COVID-19 caused an impact in many different sectors that we never imagined could have been affected by a disease. One of the unexpected sectors that was hit by the virus is the business sphere, particularly pertaining to their vulnerability to cyber attacks.
Because as if immune diseases were not enough, cyber criminals were ready to attack with digital viruses at the same time!
Cyber Viruses in Times of Corona
Malware has always been a threat to businesses, but during the coronavirus pandemic, businesses of all sizes and sectors had to resort to remote working.
Working from home opened a can of worms for every single business regarding cybersecurity, because rarely any company had taken the time to prepare their employees to understand the risks of not implementing the appropriate steps to safeguard their digital presence while working from home.
According to YouGov on a study done for Crowdstrike, only half of Australian businesses are actively providing additional training regarding cybersecurity knowledge to their employees.
Failure to act proactively to train employees and team members with the right knowledge could increase the risk of falling victim to a victim of cyber crime.
The research done by YouGov was put together after surveying more than 4,000 senior decision-makers from Singapore, the Netherlands, Japan, India, Great Britain, Germany, France, the U.S. and Australia to see how prepared and unprepared companies of all sizes were in general regarding cybersecurity measures.
The results of the research showed that 89% of those who were surveyed were alarmingly positive regarding the sense of security they felt from their current cybersecurity practices, which were in fact minimal or non-existent.
Adding further issues to the problem, 53% of all participants expressed that their company had not given any guidance regarding cybersecurity practices for remote workers. Why is this so alarming? Because most workers are using a combination of personal and professional devices to do their work.
The Cost of Using Personal Devices for Remote Working
While remote working certainly lessens a business’ expenses regarding equipment investment and rent payments, the savings could easily all quickly crumble down if employees do not employ the appropriate cybersecurity measures that are needed to safeguard a company’s digital information.
According to the survey, 62% of all remote workers worldwide are using their personal devices to manage important business transactions, including two out of three senior business decision-makers.
This is an alarmingly high percentage given the fact that personal devices generally lack the appropriate implementation of cybersecurity software – and we’re not talking about antivirus.
The survey results showed that only 48% of small businesses provided their workers with devices to do their remote working. When it came to large-sized companies, 78% provided employees with company devices. The difference of the percentage between small and large businesses shows why small businesses seem to be at a higher risk of falling victim to cyber attacks.

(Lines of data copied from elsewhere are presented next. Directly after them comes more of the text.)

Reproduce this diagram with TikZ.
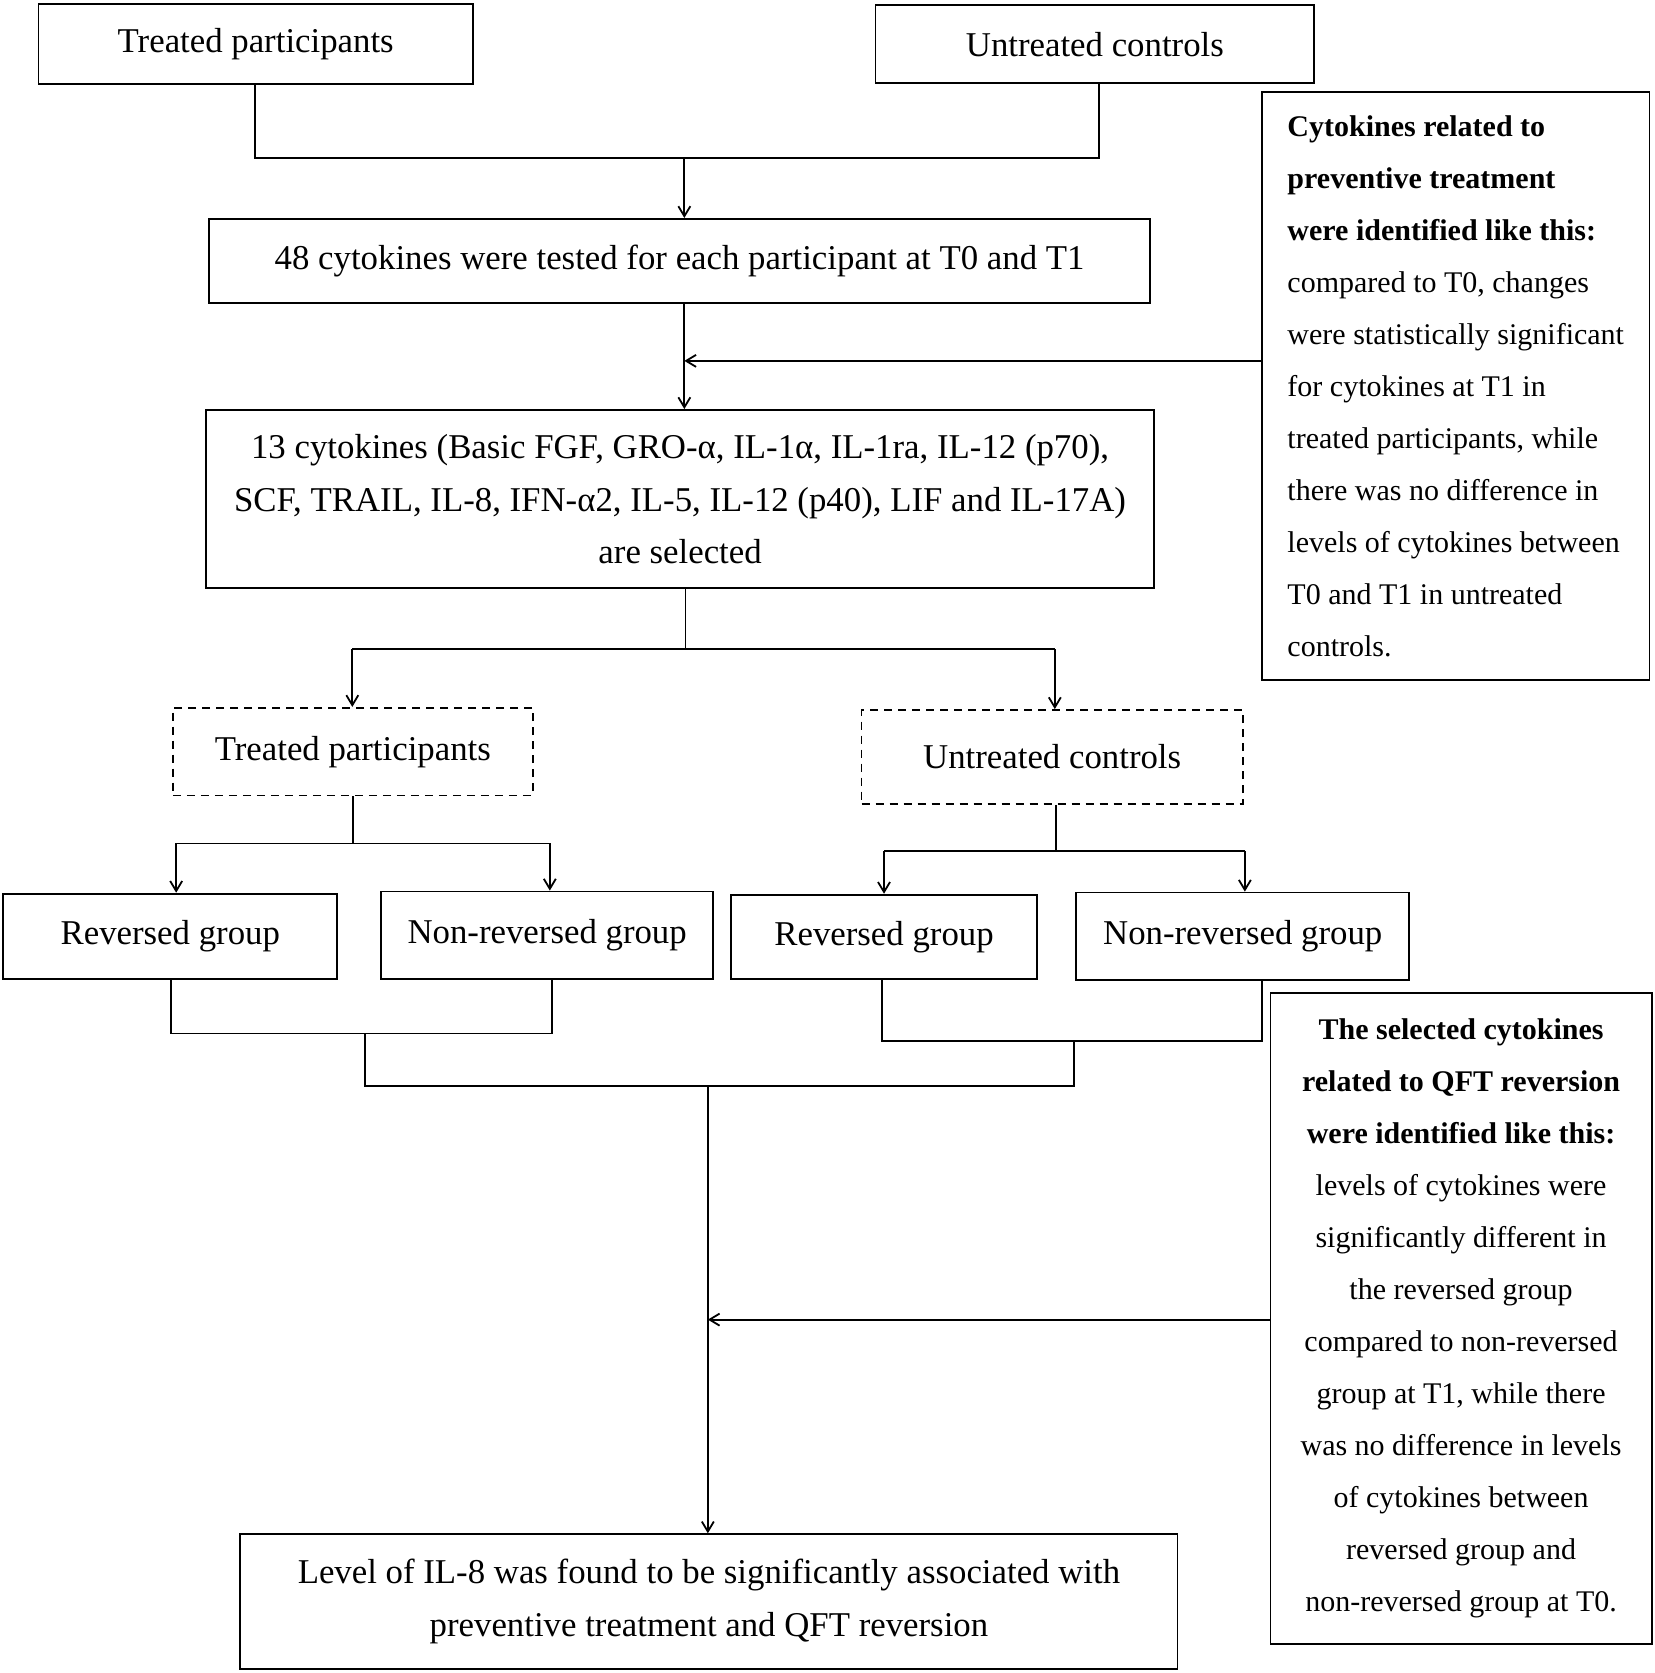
\documentclass[tikz,border=0pt]{standalone}
\usepackage{fontspec}
\setmainfont{Liberation Serif}
\usetikzlibrary{arrows.meta}
\begin{document}
\begin{tikzpicture}[x=0.53387pt,y=-0.53387pt,
  box/.style={draw,line width=0.9pt,inner sep=0pt,align=center,
    font=\fontsize{17.4}{26.2}\selectfont},
  dbox/.style={box,dash pattern=on 4pt off 3pt},
  side/.style={draw,line width=0.9pt,inner sep=0pt,
    font=\fontsize{15}{26}\selectfont},
  ln/.style={line width=0.9pt},
  arr/.style={line width=0.9pt,-{Straight Barb[length=5pt,width=6pt]}}]
\useasboundingbox (0,0) rectangle (1550,1567);
% nodes
\node[box,minimum width=217.3pt,minimum height=40pt] (tp) at (239.5,41.5) {Treated participants};
\node[box,minimum width=219.4pt,minimum height=39pt] (uc) at (1025.5,41.5) {Untreated controls};
\node[box,minimum width=470.3pt,minimum height=42.2pt] (b48) at (636.5,244.5) {48 cytokines were tested for each participant at T0 and T1};
\node[box,minimum width=474.1pt,minimum height=89.2pt] (b13) at (637,467.5) {13 cytokines (Basic FGF, GRO-α, IL-1α, IL-1ra, IL-12 (p70),\\SCF, TRAIL, IL-8, IFN-α2, IL-5, IL-12 (p40), LIF and IL-17A)\\are selected};
\node[side,align=left,minimum width=193.8pt,minimum height=294.2pt] (s1) at (1363.5,361.5) {\textbf{Cytokines related to}\\\textbf{preventive treatment}\\\textbf{were identified like this:}\\compared to T0, changes\\were statistically significant\\for cytokines at T1 in\\treated participants, while\\there was no difference in\\levels of cytokines between\\T0 and T1 in untreated\\controls.};
\node[dbox,minimum width=179.9pt,minimum height=43.8pt] (dt) at (330.5,704) {Treated participants};
\node[dbox,minimum width=190.6pt,minimum height=47pt] (du) at (985.5,709) {Untreated controls};
\node[box,minimum width=167.1pt,minimum height=42.7pt] (r1) at (159.5,877) {Reversed group};
\node[box,minimum width=166pt,minimum height=43.8pt] (n1) at (512.5,876) {Non-reversed group};
\node[box,minimum width=152.7pt,minimum height=42.2pt] (r2) at (828,877.5) {Reversed group};
\node[box,minimum width=166.6pt,minimum height=43.8pt] (n2) at (1164,877) {Non-reversed group};
\node[side,align=center,minimum width=190.6pt,minimum height=325.7pt] (s2) at (1368.5,1235) {\textbf{The selected cytokines}\\\textbf{related to QFT reversion}\\\textbf{were identified like this:}\\levels of cytokines were\\significantly different in\\the reversed group\\compared to non-reversed\\group at T1, while there\\was no difference in levels\\of cytokines between\\reversed group and\\non-reversed group at T0.};
\node[box,minimum width=468.7pt,minimum height=67.3pt] (fin) at (664,1500) {Level of IL-8 was found to be significantly associated with\\preventive treatment and QFT reversion};
% junction coordinates
\coordinate (j1) at (641,148);
\coordinate (j2) at (641,338);
\coordinate (j3) at (642,608);
\coordinate (a1) at (330,608);
\coordinate (a2) at (988,608);
\coordinate (j4) at (331,790);
\coordinate (a3) at (165,790);
\coordinate (a4) at (515,790);
\coordinate (j5) at (989,797);
\coordinate (a5) at (828,797);
\coordinate (a6) at (1166,797);
\coordinate (k1) at (160,968);
\coordinate (k2) at (517,968);
\coordinate (k3) at (342,968);
\coordinate (k4) at (342,1017);
\coordinate (k5) at (1006,1017);
\coordinate (k6) at (1006,975);
\coordinate (k7) at (826,975);
\coordinate (k8) at (1182,975);
\coordinate (m1) at (663,1017);
\coordinate (m2) at (663,1236);
% connectors
\draw[ln] (tp.south -| 239,0) |- (j1) -| (uc.south -| 1029,0);
\draw[arr] (j1) -- (j1 |- b48.north);
\draw[arr] (b48.south -| j2) -- (b13.north -| j2);
\draw[arr] (s1.west |- j2) -- (j2);
\draw[ln] (b13.south -| j3) -- (j3);
\draw[ln] (a1) -- (a2);
\draw[arr] (a1) -- (a1 |- dt.north);
\draw[arr] (a2) -- (a2 |- du.north);
\draw[ln] (dt.south -| j4) -- (j4);
\draw[ln] (a3) -- (a4);
\draw[arr] (a3) -- (a3 |- r1.north);
\draw[arr] (a4) -- (a4 |- n1.north);
\draw[ln] (du.south -| j5) -- (j5);
\draw[ln] (a5) -- (a6);
\draw[arr] (a5) -- (a5 |- r2.north);
\draw[arr] (a6) -- (a6 |- n2.north);
\draw[ln] (r1.south -| k1) -- (k1) -- (k2) -- (n1.south -| k2);
\draw[ln] (k3) -- (k4) -- (k5) -- (k6);
\draw[ln] (r2.south -| k7) -- (k7) -- (k8) -- (n2.south -| k8);
\draw[arr] (m1) -- (m1 |- fin.north);
\draw[arr] (s2.west |- m2) -- (m2);
\end{tikzpicture}
\end{document}
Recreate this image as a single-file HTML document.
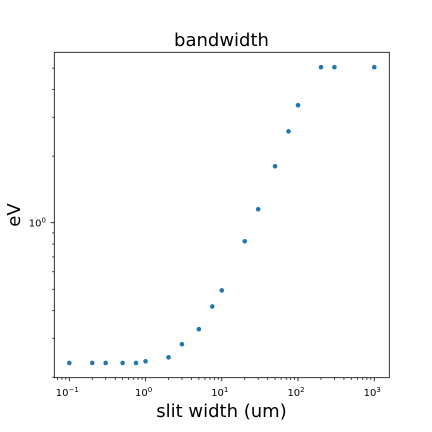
<!DOCTYPE html>
<html><head><meta charset="utf-8"><style>
html,body{margin:0;padding:0;background:#fff;width:432px;height:432px;overflow:hidden}
svg{display:block;font-family:"DejaVu Sans","Liberation Sans",sans-serif}
</style></head><body>
<svg id="chart" width="432" height="432" viewBox="0 0 432 432" xmlns="http://www.w3.org/2000/svg">
<rect width="432" height="432" fill="#fff"/>
<text x="221.5" y="46" font-size="18" text-anchor="middle" fill="#000">bandwidth</text>
<text x="221.5" y="417" font-size="18" text-anchor="middle" fill="#000">slit width (um)</text>
<text transform="translate(20,215) rotate(-90)" font-size="18" text-anchor="middle" fill="#000">eV</text>
<g id="ticks"></g>
<g id="points"></g>
<rect x="54.3" y="52.3" width="335" height="325.4" fill="none" stroke="#000" stroke-width="0.8"/>
</svg>
<script>
const slitWidth = [0.1,0.2,0.3,0.5,0.75,1,2,3,5,7.5,10,20,30,50,75,100,200,300,1000];
const bandwidthEV = [0.232,0.232,0.232,0.232,0.232,0.236,0.246,0.282,0.33,0.418,0.494,0.824,1.15,1.80,2.59,3.40,5.05,5.05,5.05];
const xMajorExp = [-1,0,1,2,3];
const xTickLabels = ["−1","0","1","2","3"];
const yMajorExp = [0];
const yTickLabels = ["0"];

const L=54.3,R=389.3,T=52.3,B=377.7;
const xmin=-1.197,xmax=3.197,ymin=Math.log10(0.199),ymax=Math.log10(5.9);
const xs=v=>L+(Math.log10(v)-xmin)/(xmax-xmin)*(R-L);
const ys=v=>B-(Math.log10(v)-ymin)/(ymax-ymin)*(B-T);
const NS="http://www.w3.org/2000/svg";
const tg=document.getElementById('ticks'), pg=document.getElementById('points');
function line(x1,y1,x2,y2,w){const l=document.createElementNS(NS,'line');l.setAttribute('x1',x1);l.setAttribute('y1',y1);l.setAttribute('x2',x2);l.setAttribute('y2',y2);l.setAttribute('stroke','#000');l.setAttribute('stroke-width',w);tg.appendChild(l);return l;}
for(let e=-2;e<=3;e++){for(let m=1;m<10;m++){const v=m*Math.pow(10,e);const x=xs(v);if(x<L||x>R)continue;
 const t=line(x,B,x,B+(m===1?3.5:2),0.8);
 
 }}
xMajorExp.forEach((e,i)=>{const x=xs(Math.pow(10,e));const t=document.createElementNS(NS,'text');
 t.setAttribute('x',x-2);t.setAttribute('y',396);t.setAttribute('font-size','10');t.setAttribute('text-anchor','middle');
 t.innerHTML='10<tspan dy="-4" font-size="7">'+xTickLabels[i]+'</tspan>';
 
 
 tg.appendChild(t);});
for(let e=-1;e<=0;e++){for(let m=1;m<10;m++){const v=m*Math.pow(10,e);const y=ys(v);if(y<T||y>B)continue;
 const t=line(L-(m===1?3.5:2),y,L,y,0.8);
 
 }}
yMajorExp.forEach((e,i)=>{const y=ys(Math.pow(10,e));const t=document.createElementNS(NS,'text');
 t.setAttribute('x',46);t.setAttribute('y',y+4);t.setAttribute('font-size','10');t.setAttribute('text-anchor','end');
 t.innerHTML='10<tspan dy="-4" font-size="7">'+yTickLabels[i]+'</tspan>';
 
 
 tg.appendChild(t);});
slitWidth.forEach((v,i)=>{const c=document.createElementNS(NS,'circle');
 c.setAttribute('cx',xs(v));c.setAttribute('cy',ys(bandwidthEV[i]));c.setAttribute('r',2.3);c.setAttribute('fill','#1f77b4');
 
 
 pg.appendChild(c);});
</script>
</body></html>
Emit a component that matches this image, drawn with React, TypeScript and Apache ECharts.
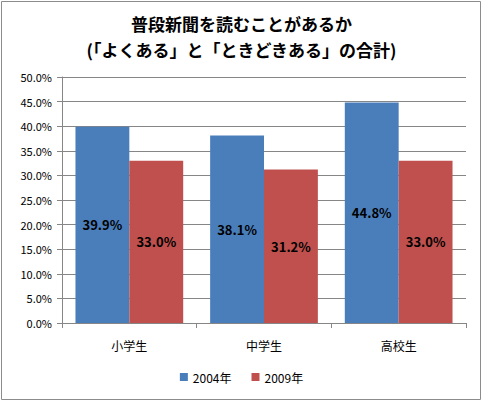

So, how much would a cyber attack cost a business? According to Business Victoria, the average cost of a cyber attack to an Australian business is around $276,000.
Do Business Leaders Realise They Have to Be Prepared?
According to the same survey commissioned by Crowdstrike, 47% of Australian business executives are under the belief that their business is prone to experiencing a severe cybercrime during the coronavirus pandemic in comparison to the risk faced before the virus.
Although a large amount of business leaders seem to be aware of the risk they face during the pandemic, 9 out of 10 executives still naively believe their devices are secure, even without having checked if the appropriate criteria for cybersecurity was met by the employees’ devices.
From all of the employees who participated in the survey, only half of all remote workers said they had been given additional cybersecurity training and education to learn about the risks of cyber attacks that were associated with working from home during the COVID-19 pandemic.
It’s no surprise that cyber criminals are taking advantage of the global pandemic. Hackers have always taken advantage of the fears and vulnerabilities that come with world chaos catastrophic events to prey on the public’s distraction.
So, although many business executives and business leaders in Australia realise they are at a higher risk of cyber threats, they are still being led by overconfidence of the antivirus software that their employees may or may not be using on their equipment to act as a full cybersecurity filter.
Getting hit by a cyber attack in the times of the pandemic poses a risk that would not only debilitate the businesses’ privacy integrity, but it could also cost the business its whole structure.